Even though Thyssenkrupp had required acceptance within two days and Goodwood had responded saying they accepted, the offer made was not one that was even capable of acceptance in the sense of giving rise to a binding agreement.  On the face of it therefore, there was a certain amount of confusion in the language used.  That is understandable under the pressure of a hearing that is about to commence, but it does remind us of the need to take great care to be clear in settlement communications we make and in our understanding of those we receive.

When making an offer, one needs to consider carefully whether it is intended that any acceptance is to be immediately binding and, if so, to make sure that the offer is written in a way that makes that clear.  Also consider whether a settlement agreement is really needed and whether the required terms can be spelt out in a letter or in an agreement enclosed with it.  Many of us will have experienced settlements that have or have almost gone off the rails because of prolonged wrangling over the wording of the settlement agreement.

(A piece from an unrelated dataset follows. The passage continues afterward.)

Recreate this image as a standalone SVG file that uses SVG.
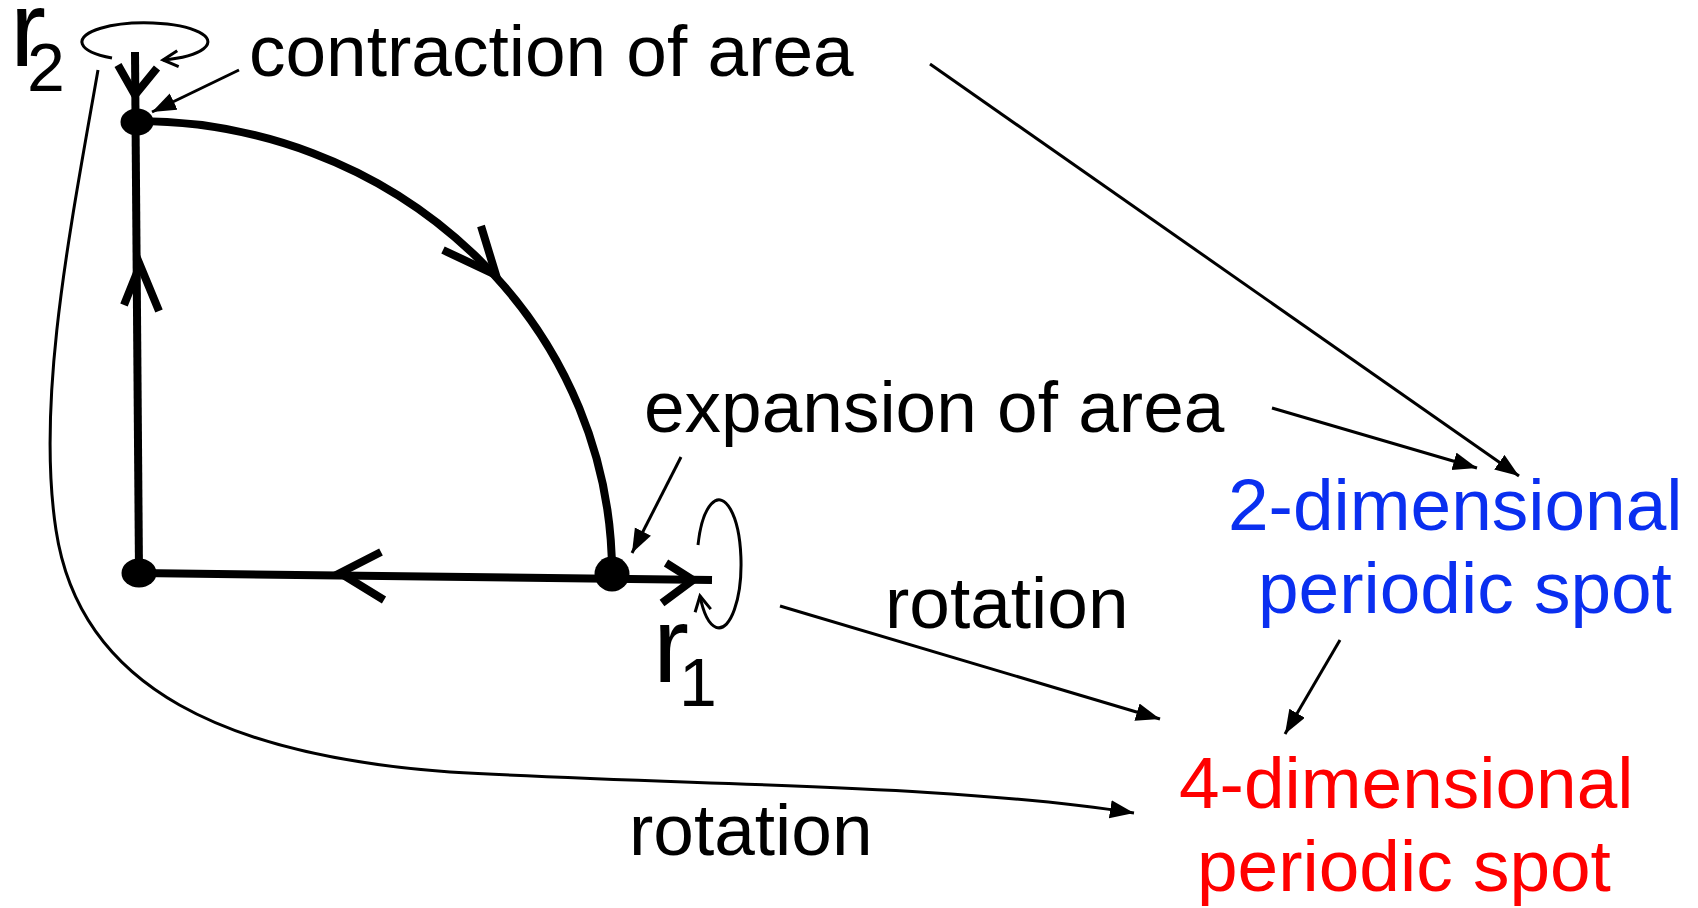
<svg xmlns="http://www.w3.org/2000/svg" width="1698" height="908" viewBox="0 0 1698 908">
<style>
.t{font-family:"Liberation Sans",Arial,sans-serif;font-size:73px;fill:#000}
.blue{fill:#0a2ff0}
.red{fill:#f00}
.big{font-family:"Liberation Sans",Arial,sans-serif;font-size:108px;fill:#000}
.sub{font-family:"Liberation Sans",Arial,sans-serif;font-size:68px;fill:#000}
.thick{fill:none;stroke:#000;stroke-width:8}
.thin{fill:none;stroke:#000;stroke-width:3}
.loop{fill:none;stroke:#000;stroke-width:3;marker-end:url(#open)}
.arr{fill:none;stroke:#000;stroke-width:3;marker-end:url(#tri)}
</style>
<defs>
<marker id="tri" markerUnits="userSpaceOnUse" markerWidth="26" markerHeight="20" refX="24" refY="9" orient="auto">
<path d="M0,0 L24,9 L0,18 Z" fill="#000"/>
</marker>
<marker id="open" markerUnits="userSpaceOnUse" markerWidth="24" markerHeight="24" refX="19" refY="12" orient="auto">
<path d="M4,4 L19,12 L4,20" fill="none" stroke="#000" stroke-width="3"/>
</marker>
</defs>
<rect width="1698" height="908" fill="#fff"/>

<g id="phase-cycle">
<path class="thick" d="M135,52 L139,573"/>
<path class="thick" d="M139,573 L712,580"/>
<path class="thick" d="M137,121 A475,452 0 0 1 612,575"/>
<polyline class="thick" points="118,65 135,95 157,68"/>
<polyline class="thick" points="124,305 140,265 159,311"/>
<polyline class="thick" points="443,250 496,275 481,226"/>
<polyline class="thick" points="381,552 340,573 384,600"/>
<polyline class="thick" points="666,563 693,580 662,603"/>
</g>

<g id="node-top"><ellipse cx="137" cy="122" rx="16.5" ry="13.5" fill="#000"/></g>
<g id="node-bottom-left"><ellipse cx="139" cy="573" rx="17.5" ry="14.5" fill="#000"/></g>
<g id="node-bottom-right"><circle cx="612" cy="574" r="17.5" fill="#000"/></g>

<g id="r2">
<text class="big" x="10" y="66">r</text>
<text class="sub" x="27" y="91">2</text>
<path class="loop" d="M112,58 A63,19 0 1 1 163,60"/>
</g>

<g id="r1">
<text class="big" x="653" y="682">r</text>
<text class="sub" x="679" y="706">1</text>
<path class="loop" d="M698,545 A22,64 0 1 1 700,596"/>
</g>

<g id="label-contraction"><text class="t" x="249" y="76">contraction of area</text></g>
<g id="label-expansion"><text class="t" x="644" y="432">expansion of area</text></g>
<g id="label-rotation-1"><text class="t" x="885" y="628">rotation</text></g>
<g id="label-rotation-2"><text class="t" x="629" y="855">rotation</text></g>
<g id="spot-2d">
<text class="t blue" x="1228" y="530">2-dimensional</text>
<text class="t blue" x="1258" y="613">periodic spot</text>
</g>
<g id="spot-4d">
<text class="t red" x="1179" y="808">4-dimensional</text>
<text class="t red" x="1197" y="891">periodic spot</text>
</g>

<g id="connectors">
<path class="arr" d="M239,70 L152,112"/>
<path class="arr" d="M681,457 L632,553"/>
<path class="arr" d="M930,64 L1519,476"/>
<path class="arr" d="M1272,408 L1477,468"/>
<path class="arr" d="M780,606 L1160,719"/>
<path class="arr" d="M1340,640 L1285,734"/>
<path class="arr" d="M98,70 C70,230 36,400 56,530 C80,690 230,756 450,772 C700,786 950,784 1134,813"/>
</g>
</svg>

When receiving an offer, analyse it to see whether acceptance would give rise to a binding agreement.  The answer to that question may affect whether you are prepared to put proceedings on hold or, as in this case, adjourn a hearing.  When accepting, be wary of imposing conditions which may turn your acceptance into a counter-offer, giving the other party the opportunity to back away. Following a quick acceptance of an offer, many of us will also have been in the position of wondering whether we have been too generous.

The art of closing the deal is focussing on what is important and being crystal clear.